**WHAT TO DO**
Copy, from the entries below, each line in which the string "this" appears.
:::
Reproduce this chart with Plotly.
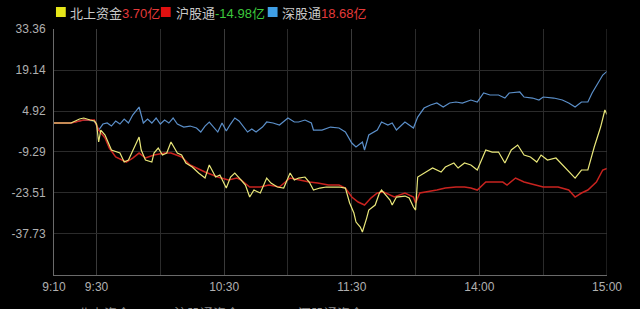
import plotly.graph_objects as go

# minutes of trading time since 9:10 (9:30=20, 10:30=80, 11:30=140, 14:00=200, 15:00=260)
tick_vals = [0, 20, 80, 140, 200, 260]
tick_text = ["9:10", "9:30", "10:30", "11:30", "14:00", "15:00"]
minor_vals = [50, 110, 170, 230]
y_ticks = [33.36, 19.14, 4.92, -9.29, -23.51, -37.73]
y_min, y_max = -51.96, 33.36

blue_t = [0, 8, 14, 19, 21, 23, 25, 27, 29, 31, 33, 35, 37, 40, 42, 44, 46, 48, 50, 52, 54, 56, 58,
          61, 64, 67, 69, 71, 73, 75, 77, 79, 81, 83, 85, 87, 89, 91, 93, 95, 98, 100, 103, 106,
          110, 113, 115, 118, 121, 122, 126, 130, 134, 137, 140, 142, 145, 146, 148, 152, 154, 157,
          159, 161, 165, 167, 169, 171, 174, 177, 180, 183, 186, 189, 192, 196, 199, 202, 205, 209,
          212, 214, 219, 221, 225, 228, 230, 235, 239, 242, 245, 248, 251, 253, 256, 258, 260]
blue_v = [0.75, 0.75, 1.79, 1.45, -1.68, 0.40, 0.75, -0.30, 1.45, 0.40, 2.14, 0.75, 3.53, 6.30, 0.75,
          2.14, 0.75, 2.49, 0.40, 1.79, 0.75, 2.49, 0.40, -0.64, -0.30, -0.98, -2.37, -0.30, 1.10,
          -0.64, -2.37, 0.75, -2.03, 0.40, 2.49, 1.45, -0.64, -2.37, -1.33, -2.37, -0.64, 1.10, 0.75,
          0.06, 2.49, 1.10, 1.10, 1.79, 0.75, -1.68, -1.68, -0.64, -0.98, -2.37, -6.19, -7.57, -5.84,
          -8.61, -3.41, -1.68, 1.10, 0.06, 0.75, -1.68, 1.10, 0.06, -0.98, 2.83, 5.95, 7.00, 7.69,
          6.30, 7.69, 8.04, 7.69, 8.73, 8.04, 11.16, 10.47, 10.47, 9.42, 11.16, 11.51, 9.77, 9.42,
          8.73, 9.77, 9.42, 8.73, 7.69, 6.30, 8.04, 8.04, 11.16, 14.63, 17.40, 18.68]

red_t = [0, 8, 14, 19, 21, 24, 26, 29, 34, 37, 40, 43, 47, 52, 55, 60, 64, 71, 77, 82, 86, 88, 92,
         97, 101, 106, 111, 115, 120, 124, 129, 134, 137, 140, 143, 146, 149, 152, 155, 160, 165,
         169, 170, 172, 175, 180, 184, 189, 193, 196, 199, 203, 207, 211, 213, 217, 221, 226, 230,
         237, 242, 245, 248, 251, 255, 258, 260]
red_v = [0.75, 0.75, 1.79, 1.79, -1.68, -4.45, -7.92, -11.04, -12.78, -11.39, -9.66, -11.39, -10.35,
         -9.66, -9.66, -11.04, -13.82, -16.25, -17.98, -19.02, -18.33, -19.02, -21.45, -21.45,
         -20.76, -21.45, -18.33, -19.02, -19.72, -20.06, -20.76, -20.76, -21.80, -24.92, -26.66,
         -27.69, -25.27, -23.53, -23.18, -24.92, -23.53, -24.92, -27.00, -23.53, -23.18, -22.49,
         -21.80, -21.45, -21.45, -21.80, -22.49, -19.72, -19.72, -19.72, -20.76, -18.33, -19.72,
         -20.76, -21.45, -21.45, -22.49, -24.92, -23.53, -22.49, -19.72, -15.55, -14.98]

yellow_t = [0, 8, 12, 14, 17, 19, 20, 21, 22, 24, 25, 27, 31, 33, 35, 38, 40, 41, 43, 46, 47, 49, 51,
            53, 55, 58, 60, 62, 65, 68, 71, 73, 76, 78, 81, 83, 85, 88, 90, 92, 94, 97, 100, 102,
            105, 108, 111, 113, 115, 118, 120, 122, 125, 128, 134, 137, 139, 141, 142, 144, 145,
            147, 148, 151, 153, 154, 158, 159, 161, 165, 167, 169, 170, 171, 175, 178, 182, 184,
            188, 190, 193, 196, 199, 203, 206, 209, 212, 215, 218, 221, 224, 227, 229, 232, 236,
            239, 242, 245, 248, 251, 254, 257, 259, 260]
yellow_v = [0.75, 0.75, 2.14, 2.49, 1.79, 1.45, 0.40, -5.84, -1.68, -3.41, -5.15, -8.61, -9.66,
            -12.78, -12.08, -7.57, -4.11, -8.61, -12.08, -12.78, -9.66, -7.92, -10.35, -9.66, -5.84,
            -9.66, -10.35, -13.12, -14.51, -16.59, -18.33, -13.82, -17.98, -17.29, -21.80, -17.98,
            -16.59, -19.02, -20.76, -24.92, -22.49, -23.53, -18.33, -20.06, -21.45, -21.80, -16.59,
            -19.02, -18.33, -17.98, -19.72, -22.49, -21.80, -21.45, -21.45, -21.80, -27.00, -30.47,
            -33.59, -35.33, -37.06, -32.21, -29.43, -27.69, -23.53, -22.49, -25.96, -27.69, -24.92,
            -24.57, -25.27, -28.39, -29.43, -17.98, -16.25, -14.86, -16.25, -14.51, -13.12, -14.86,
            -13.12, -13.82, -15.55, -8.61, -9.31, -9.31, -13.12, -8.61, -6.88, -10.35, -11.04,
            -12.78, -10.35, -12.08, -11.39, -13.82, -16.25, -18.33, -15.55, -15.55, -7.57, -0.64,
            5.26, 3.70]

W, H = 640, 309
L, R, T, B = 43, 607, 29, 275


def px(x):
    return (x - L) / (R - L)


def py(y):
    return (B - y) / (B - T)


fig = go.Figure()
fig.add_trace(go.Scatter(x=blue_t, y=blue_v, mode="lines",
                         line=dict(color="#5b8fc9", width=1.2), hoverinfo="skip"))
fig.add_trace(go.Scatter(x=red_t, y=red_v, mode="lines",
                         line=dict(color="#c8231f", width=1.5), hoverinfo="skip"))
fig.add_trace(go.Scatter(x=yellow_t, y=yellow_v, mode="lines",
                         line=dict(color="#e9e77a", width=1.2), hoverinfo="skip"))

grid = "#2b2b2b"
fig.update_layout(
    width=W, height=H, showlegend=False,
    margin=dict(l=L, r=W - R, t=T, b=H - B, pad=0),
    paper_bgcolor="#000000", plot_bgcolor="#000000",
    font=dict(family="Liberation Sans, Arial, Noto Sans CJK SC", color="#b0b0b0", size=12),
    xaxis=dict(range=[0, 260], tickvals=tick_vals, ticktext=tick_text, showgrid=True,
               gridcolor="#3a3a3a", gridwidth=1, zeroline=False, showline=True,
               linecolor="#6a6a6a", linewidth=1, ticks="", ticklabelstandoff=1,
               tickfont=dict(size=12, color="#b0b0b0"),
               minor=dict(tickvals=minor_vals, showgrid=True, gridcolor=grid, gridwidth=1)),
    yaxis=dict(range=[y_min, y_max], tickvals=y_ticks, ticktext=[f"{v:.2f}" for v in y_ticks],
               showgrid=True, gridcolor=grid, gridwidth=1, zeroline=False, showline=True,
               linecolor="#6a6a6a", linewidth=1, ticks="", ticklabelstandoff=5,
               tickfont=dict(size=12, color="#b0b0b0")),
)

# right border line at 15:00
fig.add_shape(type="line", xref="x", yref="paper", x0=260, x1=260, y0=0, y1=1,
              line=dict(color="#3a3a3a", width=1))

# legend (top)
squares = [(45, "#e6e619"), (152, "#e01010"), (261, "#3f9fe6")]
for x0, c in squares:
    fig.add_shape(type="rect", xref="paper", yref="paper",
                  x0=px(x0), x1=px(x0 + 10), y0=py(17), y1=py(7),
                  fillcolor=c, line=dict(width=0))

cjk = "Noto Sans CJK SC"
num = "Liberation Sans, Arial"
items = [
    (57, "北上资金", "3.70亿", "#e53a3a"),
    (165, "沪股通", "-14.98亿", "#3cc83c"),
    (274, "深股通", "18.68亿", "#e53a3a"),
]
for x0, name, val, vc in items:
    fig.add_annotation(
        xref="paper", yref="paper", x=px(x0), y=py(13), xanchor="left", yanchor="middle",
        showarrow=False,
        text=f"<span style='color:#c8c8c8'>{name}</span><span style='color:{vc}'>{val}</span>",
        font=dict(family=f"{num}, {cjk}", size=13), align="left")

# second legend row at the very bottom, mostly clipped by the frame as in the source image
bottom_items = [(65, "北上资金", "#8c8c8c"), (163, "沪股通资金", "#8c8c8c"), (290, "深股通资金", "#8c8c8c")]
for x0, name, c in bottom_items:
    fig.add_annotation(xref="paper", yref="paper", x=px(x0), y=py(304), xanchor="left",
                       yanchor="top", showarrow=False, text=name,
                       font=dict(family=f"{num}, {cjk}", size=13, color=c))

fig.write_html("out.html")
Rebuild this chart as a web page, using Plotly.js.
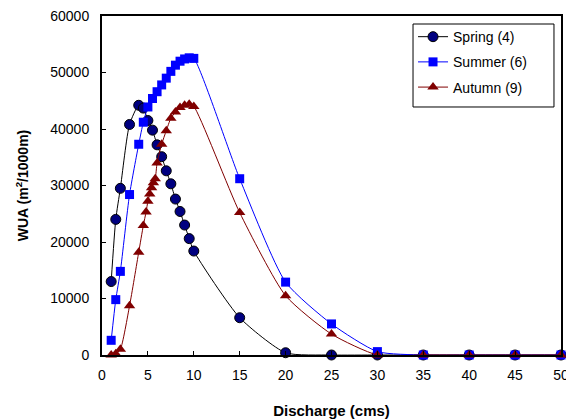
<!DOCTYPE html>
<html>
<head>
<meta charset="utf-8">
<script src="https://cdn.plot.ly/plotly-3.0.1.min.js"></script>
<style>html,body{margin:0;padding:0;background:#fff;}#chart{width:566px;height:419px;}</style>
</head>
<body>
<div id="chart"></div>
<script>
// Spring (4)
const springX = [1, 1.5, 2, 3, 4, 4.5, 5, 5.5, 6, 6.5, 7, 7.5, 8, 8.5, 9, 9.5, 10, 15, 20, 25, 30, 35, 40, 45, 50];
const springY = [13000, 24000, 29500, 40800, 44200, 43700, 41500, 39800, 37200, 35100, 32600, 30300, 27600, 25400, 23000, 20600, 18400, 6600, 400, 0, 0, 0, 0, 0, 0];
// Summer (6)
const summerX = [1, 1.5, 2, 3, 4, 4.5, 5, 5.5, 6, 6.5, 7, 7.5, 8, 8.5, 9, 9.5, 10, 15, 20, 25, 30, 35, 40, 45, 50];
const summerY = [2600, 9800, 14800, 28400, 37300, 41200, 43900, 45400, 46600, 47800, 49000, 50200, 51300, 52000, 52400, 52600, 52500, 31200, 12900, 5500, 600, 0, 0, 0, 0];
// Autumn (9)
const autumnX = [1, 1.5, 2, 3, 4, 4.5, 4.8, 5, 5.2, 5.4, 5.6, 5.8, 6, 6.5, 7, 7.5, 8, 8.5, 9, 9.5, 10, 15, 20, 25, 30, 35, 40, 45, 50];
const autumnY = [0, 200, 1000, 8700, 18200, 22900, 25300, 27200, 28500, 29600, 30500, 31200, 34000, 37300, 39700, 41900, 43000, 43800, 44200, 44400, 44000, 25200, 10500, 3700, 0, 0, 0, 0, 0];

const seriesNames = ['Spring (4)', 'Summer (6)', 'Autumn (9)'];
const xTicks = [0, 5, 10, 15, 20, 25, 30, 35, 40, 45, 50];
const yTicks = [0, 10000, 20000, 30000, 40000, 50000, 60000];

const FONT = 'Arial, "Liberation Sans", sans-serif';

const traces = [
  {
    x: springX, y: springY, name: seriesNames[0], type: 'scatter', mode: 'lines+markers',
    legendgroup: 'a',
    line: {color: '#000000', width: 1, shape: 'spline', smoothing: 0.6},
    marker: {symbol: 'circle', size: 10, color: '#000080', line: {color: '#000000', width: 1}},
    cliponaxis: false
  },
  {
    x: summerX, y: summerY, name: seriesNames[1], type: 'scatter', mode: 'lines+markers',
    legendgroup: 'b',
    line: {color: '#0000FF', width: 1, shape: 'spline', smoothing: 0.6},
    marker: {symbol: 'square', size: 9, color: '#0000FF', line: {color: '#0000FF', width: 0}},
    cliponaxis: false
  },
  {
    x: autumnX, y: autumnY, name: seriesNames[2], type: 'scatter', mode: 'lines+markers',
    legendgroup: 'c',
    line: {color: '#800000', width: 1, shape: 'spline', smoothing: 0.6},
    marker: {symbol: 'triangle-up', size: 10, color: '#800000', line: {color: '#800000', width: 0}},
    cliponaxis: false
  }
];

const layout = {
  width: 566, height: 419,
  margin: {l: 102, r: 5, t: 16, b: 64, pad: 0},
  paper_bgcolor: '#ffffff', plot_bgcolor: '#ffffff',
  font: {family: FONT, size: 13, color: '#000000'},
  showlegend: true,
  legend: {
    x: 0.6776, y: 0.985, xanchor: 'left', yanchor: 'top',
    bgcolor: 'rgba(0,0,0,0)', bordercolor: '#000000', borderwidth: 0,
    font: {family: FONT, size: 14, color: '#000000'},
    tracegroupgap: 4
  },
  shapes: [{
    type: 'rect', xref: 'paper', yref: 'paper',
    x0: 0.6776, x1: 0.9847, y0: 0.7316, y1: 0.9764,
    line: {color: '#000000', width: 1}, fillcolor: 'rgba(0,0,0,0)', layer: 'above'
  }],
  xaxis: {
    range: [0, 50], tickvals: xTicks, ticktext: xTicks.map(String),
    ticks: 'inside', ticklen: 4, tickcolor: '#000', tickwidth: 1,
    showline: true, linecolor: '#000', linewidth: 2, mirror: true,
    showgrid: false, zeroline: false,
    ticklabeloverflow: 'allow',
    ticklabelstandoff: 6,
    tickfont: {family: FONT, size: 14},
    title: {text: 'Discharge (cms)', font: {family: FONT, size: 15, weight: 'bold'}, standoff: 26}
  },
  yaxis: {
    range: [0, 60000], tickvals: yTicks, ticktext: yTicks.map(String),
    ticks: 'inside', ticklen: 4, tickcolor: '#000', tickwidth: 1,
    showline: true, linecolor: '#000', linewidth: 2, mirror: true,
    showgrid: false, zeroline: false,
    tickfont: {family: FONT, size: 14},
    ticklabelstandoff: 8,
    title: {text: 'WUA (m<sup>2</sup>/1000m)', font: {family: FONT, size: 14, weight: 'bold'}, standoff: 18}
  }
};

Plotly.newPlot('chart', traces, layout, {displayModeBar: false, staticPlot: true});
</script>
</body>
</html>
:::
**ANSWER**
Reproduce this chart with Plotly.
Rebuild this chart as a web page, using Plotly.js.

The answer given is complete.